John Smock, Associated Press
NEW YORK Vince Papale once lived a dream. Now he's living a second dream by revisiting the first.
A substitute teacher and bartender who never played college football, he tried out for the Philadelphia Eagles in 1976 and made the team at age 30. That unlikely tale has inspired "Invincible," starring Mark Wahlberg as Papale and Greg Kinnear as Eagles head coach Dick Vermeil.
"It is a second dream," Papale, now a youthful 60, says of the movie. "I've been reinvented. For me, it's a resurrection of sorts. ... What's great about it is I'm now talkin' to another generation."
Papale was down on his luck in the '70s, when big Northeast cities like Philadelphia were suffering tough economic times. The movie opens with a montage that hints at blue-collar despondency, angst, even anger, which serves as a backdrop for the rest of the movie.
He got laid off from his teaching job, and he was scrounging for more hours behind a bar named Max's. His wife moved out, leaving a note saying he'd never amount to anything and never make any money.

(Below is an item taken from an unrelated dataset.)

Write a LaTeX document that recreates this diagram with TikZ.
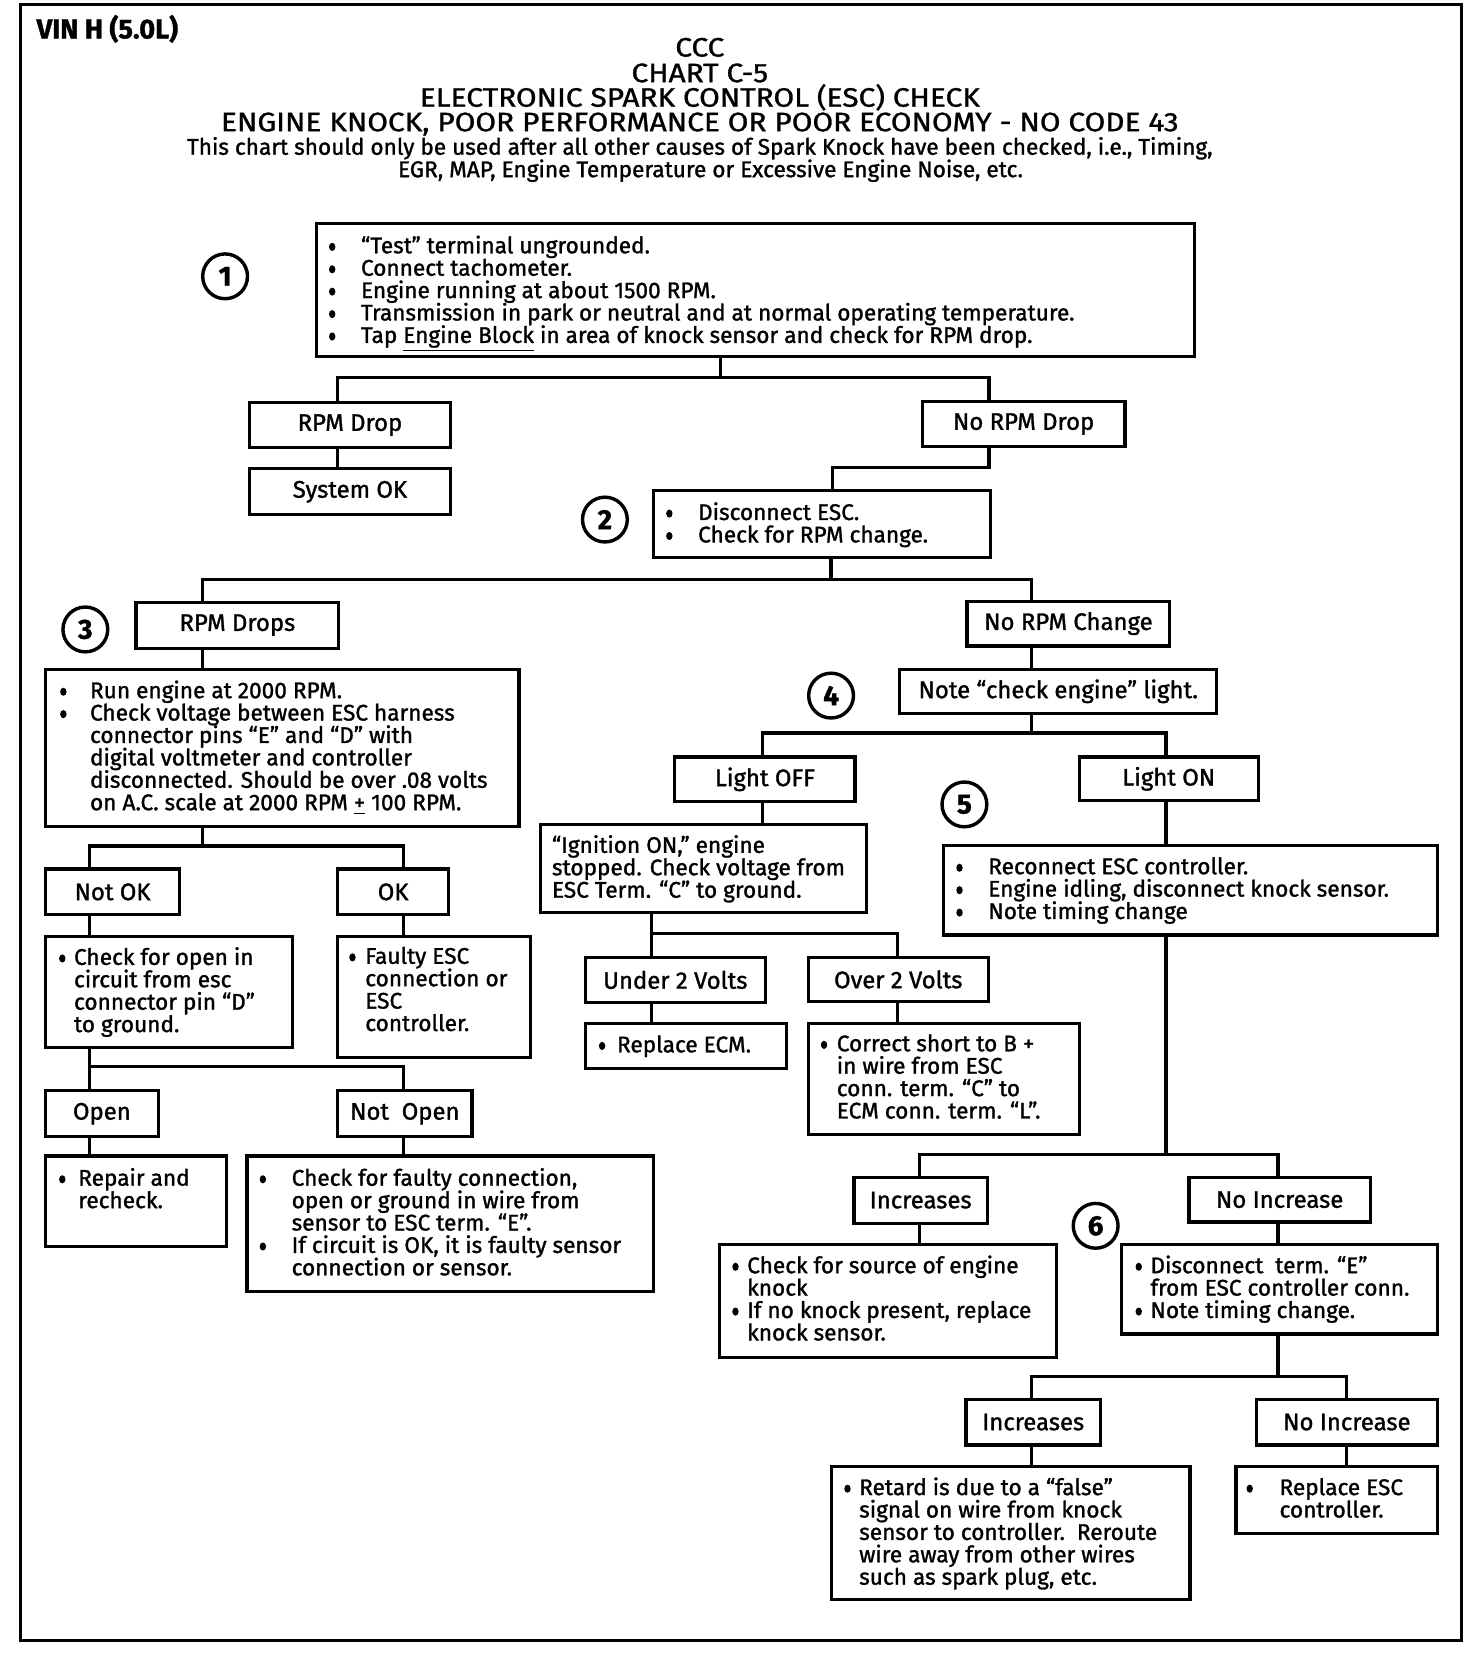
\documentclass[tikz,border=0pt]{standalone}
\usepackage{fontspec}
\setmainfont{Fira Sans}[FakeBold=1.3]
\newfontfamily\ttlfam{Fira Sans}[FakeBold=1.1, FakeStretch=1.12]
\newcommand\bodyfont{\fontsize{10.6}{10.5}\selectfont}
\newcommand\labfont{\fontsize{11.2}{12}\selectfont}
\newcommand\titlefont{\ttlfam\fontsize{12.5}{12}\selectfont}
\newcommand\bu{\tikz[baseline=0pt]\fill (0pt,3pt) ellipse [x radius=1.5pt, y radius=1.9pt];}
\newcommand\VL[1]{\vtop{\baselineskip=10.5pt\lineskiplimit=-30pt\lineskip=0pt\relax #1}}
\newcommand\bi[2]{\hbox{\makebox[#1][l]{\bu}#2}}
\newcommand\ci[2]{\hbox{\hspace{#1}#2}}
\tikzset{
 box/.style={draw, line width=1.5pt, inner sep=0pt, anchor=north west, font=\labfont},
 tx/.style={inner sep=0pt, anchor=base west, font=\bodyfont, yshift=-2.2pt},
 ttl/.style={inner sep=0pt, anchor=base, font=\titlefont},
 conn/.style={line width=1.5pt, line join=miter, line cap=rect},
 num/.style={circle, draw, line width=1.6pt, minimum size=21pt, inner sep=0pt, font=\fontsize{13}{13}\selectfont\bfseries},
}
\newcommand\mkbox[6]{\node[box, minimum width={(#4-#2)*0.5pt}, minimum height={(#5-#3)*0.5pt}] (#1) at (#2,#3) {#6};}
\begin{document}
\begin{tikzpicture}[x=0.5pt,y=-0.5pt]
\useasboundingbox (0,0) rectangle (1380,1571);
\draw[line width=1.5pt] (19,4) rectangle (1370,1538);
% header
\node[inner sep=0pt, anchor=base west, font=\fontsize{12.8}{13}\selectfont\bfseries] (vin) at (34,36) {VIN H (5.0L)};
\node[ttl] (h1) at (656,53) {CCC};
\node[ttl] (h2) at (656,77) {CHART C-5};
\node[ttl] (h3) at (656,100) {ELECTRONIC SPARK CONTROL (ESC) CHECK};
\node[ttl] (h4) at (656,123) {ENGINE KNOCK, POOR PERFORMANCE OR POOR ECONOMY - NO CODE 43};
\node[inner sep=0pt, anchor=base, font=\bodyfont] (h5) at (656,145) {This chart should only be used after all other causes of Spark Knock have been checked, i.e., Timing,};
\node[inner sep=0pt, anchor=base, font=\bodyfont] (h6) at (666,166) {EGR, MAP, Engine Temperature or Excessive Engine Noise, etc.};
% step 1
\node[num] (c1) at (211,259) {1};
\mkbox{b1}{295}{208}{1118}{333}{}
\node[tx] (t1) at (308,233) {\VL{\bi{15pt}{“Test” terminal ungrounded.}
\bi{15pt}{Connect tachometer.}
\bi{15pt}{Engine running at about 1500 RPM.}
\bi{15pt}{Transmission in park or neutral and at normal operating temperature.}
\bi{15pt}{Tap \underline{Engine Block} in area of knock sensor and check for RPM drop.}}};
\mkbox{rpmdrop}{232}{376}{421}{418}{RPM Drop}
\mkbox{sysok}{232}{438}{421}{481}{System OK}
\mkbox{norpm}{863}{375}{1053}{417}{No RPM Drop}
% step 2
\node[num] (c2) at (567,487) {2};
\mkbox{b2}{611}{458}{927}{521}{}
\node[tx] (t2) at (624,483) {\VL{\bi{15pt}{Disconnect ESC.}
\bi{15pt}{Check for RPM change.}}};
\mkbox{rpmdrops}{126}{563}{316}{606}{RPM Drops}
\mkbox{norpmc}{905}{562}{1095}{604}{No RPM Change}
% step 3
\node[num] (c3) at (80,590) {3};
\mkbox{b3}{41}{626}{485}{773}{}
\node[tx] (t3) at (56,650) {\VL{\bi{14pt}{Run engine at 2000 RPM.}
\bi{14pt}{Check voltage between ESC harness}
\ci{14pt}{connector pins “E” and “D” with}
\ci{14pt}{digital voltmeter and controller}
\ci{14pt}{disconnected. Should be over .08 volts}
\ci{14pt}{on A.C. scale at 2000 RPM \underline{+} 100 RPM.}}};
\mkbox{notok}{41}{813}{167}{856}{Not OK}
\mkbox{ok}{315}{813}{419}{856}{OK}
\mkbox{notokc}{41}{876}{273}{980}{}
\node[tx] (t4) at (55,900) {\VL{\bi{7pt}{Check for open in}
\ci{7pt}{circuit from esc}
\ci{7pt}{connector pin “D”}
\ci{7pt}{to ground.}}};
\mkbox{okc}{315}{876}{496}{990}{}
\node[tx] (t5) at (327,899) {\VL{\bi{7.5pt}{Faulty ESC}
\ci{7.5pt}{connection or}
\ci{7.5pt}{ESC}
\ci{7.5pt}{controller.}}};
\mkbox{open}{41}{1021}{147}{1064}{Open}
\mkbox{notopen}{315}{1021}{441}{1064}{Not\ \ Open}
\mkbox{openc}{41}{1082}{211}{1167}{}
\node[tx] (t6) at (55,1107) {\VL{\bi{9pt}{Repair and}
\ci{9pt}{recheck.}}};
\mkbox{notopenc}{230}{1082}{611}{1209}{}
\node[tx] (t7) at (243,1107) {\VL{\bi{15pt}{Check for faulty connection,}
\ci{15pt}{open or ground in wire from}
\ci{15pt}{sensor to ESC term. “E”.}
\bi{15pt}{If circuit is OK, it is faulty sensor}
\ci{15pt}{connection or sensor.}}};
% step 4
\node[num] (c4) at (779,652) {4};
\mkbox{note}{842}{626}{1139}{667}{Note “check engine” light.}
\mkbox{loff}{631}{708}{800}{750}{Light OFF}
\mkbox{lon}{1010}{708}{1178}{749}{Light ON}
\mkbox{loffc}{505}{771}{811}{854}{}
\node[tx] (t8) at (517,795) {\VL{\hbox{“Ignition ON,” engine}
\hbox{stopped. Check voltage from}
\hbox{ESC Term. “C” to ground.}}};
\mkbox{under}{547}{896}{716}{938}{Under 2 Volts}
\mkbox{over}{756}{896}{925}{937}{Over 2 Volts}
\mkbox{ecm}{547}{958}{736}{1000}{}
\node[tx] (t9) at (561,982) {\VL{\bi{8.5pt}{Replace ECM.}}};
\mkbox{overc}{756}{958}{1010}{1062}{}
\node[tx] (t10) at (769,981) {\VL{\bi{7.5pt}{Correct short to B +}
\ci{7.5pt}{in wire from ESC}
\ci{7.5pt}{conn. term. “C” to}
\ci{7.5pt}{ECM conn. term. “L”.}}};
% step 5
\node[num] (c5) at (904,754) {5};
\mkbox{b5}{883}{791}{1346}{875}{}
\node[tx] (t11) at (896,815) {\VL{\bi{15pt}{Reconnect ESC controller.}
\bi{15pt}{Engine idling, disconnect knock sensor.}
\bi{15pt}{Note timing change}}};
\mkbox{inc}{799}{1102}{924}{1145}{Increases}
\mkbox{noinc}{1113}{1102}{1283}{1144}{No Increase}
\mkbox{incc}{673}{1165}{989}{1271}{}
\node[tx] (t12) at (686,1189) {\VL{\bi{7pt}{Check for source of engine}
\ci{7pt}{knock}
\bi{7pt}{If no knock present, replace}
\ci{7pt}{knock sensor.}}};
% step 6
\node[num] (c6) at (1027,1149) {6};
\mkbox{noincc}{1050}{1165}{1346}{1249}{}
\node[tx] (t13) at (1064,1189) {\VL{\bi{7pt}{Disconnect\ \ term. “E”}
\ci{7pt}{from ESC controller conn.}
\bi{7pt}{Note timing change.}}};
\mkbox{inc2}{904}{1310}{1030}{1353}{Increases}
\mkbox{noinc2}{1176}{1310}{1346}{1353}{No Increase}
\mkbox{inc2c}{778}{1373}{1114}{1498}{}
\node[tx] (t14) at (791,1397) {\VL{\bi{7pt}{Retard is due to a “false”}
\ci{7pt}{signal on wire from knock}
\ci{7pt}{sensor to controller.\ \ Reroute}
\ci{7pt}{wire away from other wires}
\ci{7pt}{such as spark plug, etc.}}};
\mkbox{noinc2c}{1157}{1373}{1346}{1436}{}
\node[tx] (t15) at (1168,1397) {\VL{\bi{15.5pt}{Replace ESC}
\ci{15.5pt}{controller.}}};
% connectors
\coordinate (j1) at (675,354); \coordinate (j1l) at (316,354); \coordinate (j1r) at (927,354);
\draw[conn] (b1.south -| j1) -- (j1);
\draw[conn] (rpmdrop.north -| j1l) -- (j1l) -- (j1r) -- (norpm.north -| j1r);
\draw[conn] (rpmdrop.south -| j1l) -- (sysok.north -| j1l);
\coordinate (j2a) at (927,438); \coordinate (j2b) at (780,438);
\draw[conn] (norpm.south -| j2a) -- (j2a) -- (j2b) -- (b2.north -| j2b);
\coordinate (j3) at (779,543); \coordinate (j3l) at (190,543); \coordinate (j3r) at (967,543);
\draw[conn] (b2.south -| j3) -- (j3);
\draw[conn] (rpmdrops.north -| j3l) -- (j3l) -- (j3r) -- (norpmc.north -| j3r);
\draw[conn] (rpmdrops.south -| j3l) -- (b3.north -| j3l);
\draw[conn] (norpmc.south -| j3r) -- (note.north -| j3r);
\coordinate (j4) at (190,793); \coordinate (j4l) at (84,793); \coordinate (j4r) at (378,793);
\draw[conn] (b3.south -| j4) -- (j4);
\draw[conn] (notok.north -| j4l) -- (j4l) -- (j4r) -- (ok.north -| j4r);
\draw[conn] (notok.south -| j4l) -- (notokc.north -| j4l);
\draw[conn] (ok.south -| j4r) -- (okc.north -| j4r);
\coordinate (j5l) at (84,1000); \coordinate (j5r) at (378,1000);
\draw[conn] (open.north -| j5l) -- (notokc.south -| j5l);
\draw[conn] (j5l) -- (j5r) -- (notopen.north -| j5r);
\draw[conn] (open.south -| j5l) -- (openc.north -| j5l);
\draw[conn] (notopen.south -| j5r) -- (notopenc.north -| j5r);
\coordinate (j6) at (967,687); \coordinate (j6l) at (715,687); \coordinate (j6r) at (1093,687);
\draw[conn] (note.south -| j6) -- (j6);
\draw[conn] (loff.north -| j6l) -- (j6l) -- (j6r) -- (lon.north -| j6r);
\draw[conn] (loff.south -| j6l) -- (loffc.north -| j6l);
\draw[conn] (lon.south -| j6r) -- (b5.north -| j6r);
\coordinate (j7l) at (611,875); \coordinate (j7r) at (841,875);
\draw[conn] (under.north -| j7l) -- (loffc.south -| j7l);
\draw[conn] (j7l) -- (j7r) -- (over.north -| j7r);
\draw[conn] (under.south -| j7l) -- (ecm.north -| j7l);
\draw[conn] (over.south -| j7r) -- (overc.north -| j7r);
\coordinate (j8) at (1093,1082); \coordinate (j8l) at (862,1082); \coordinate (j8r) at (1198,1082);
\draw[conn] (b5.south -| j8) -- (j8);
\draw[conn] (inc.north -| j8l) -- (j8l) -- (j8r) -- (noinc.north -| j8r);
\draw[conn] (inc.south -| j8l) -- (incc.north -| j8l);
\draw[conn] (noinc.south -| j8r) -- (noincc.north -| j8r);
\coordinate (j9) at (1198,1290); \coordinate (j9l) at (967,1290); \coordinate (j9r) at (1262,1290);
\draw[conn] (noincc.south -| j9) -- (j9);
\draw[conn] (inc2.north -| j9l) -- (j9l) -- (j9r) -- (noinc2.north -| j9r);
\draw[conn] (inc2.south -| j9l) -- (inc2c.north -| j9l);
\draw[conn] (noinc2.south -| j9r) -- (noinc2c.north -| j9r);
\end{tikzpicture}
\end{document}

Papale says he ran up some debt because he was making a decent buck in the World Football League, which quickly folded. "You do some stupid things because the first time in your life you have some money," he says in an interview. "Then all of a sudden there you are: You don't have those bucks that are coming in all the time."
With the dissolution of the marriage and dim job prospects, Papale says: "I was feeling rejected. I wasn't feeling real good about myself."
For sports fans, Papale's phoenixlike ascendancy was amazing because, aside from his brief stint in the short-lived WFL, he played just one year of high school football. He went to St. Joseph's University on a track scholarship.
He was 5-foot-7, 160 pounds when he was 18. No college was going to beat down his door to offer a football scholarship. But by college graduation, he was 6-foot-2, 185 pounds.
Mostly he played rough-touch football with his friends. His favorite scene in "Invincible" shows them playing in the mud: "It just showed the pure innocence and joy of playing. And to me, it was a bunch of guys who are over the hill but they became kids again, and it just transcended time."
He also enjoys that his children have little cameos: His 12-year-old daughter throwing a football in a city street, and his 9-year-old son running in front of a car to retrieve the ball with Papale's No. 83 taped on his T-shirt.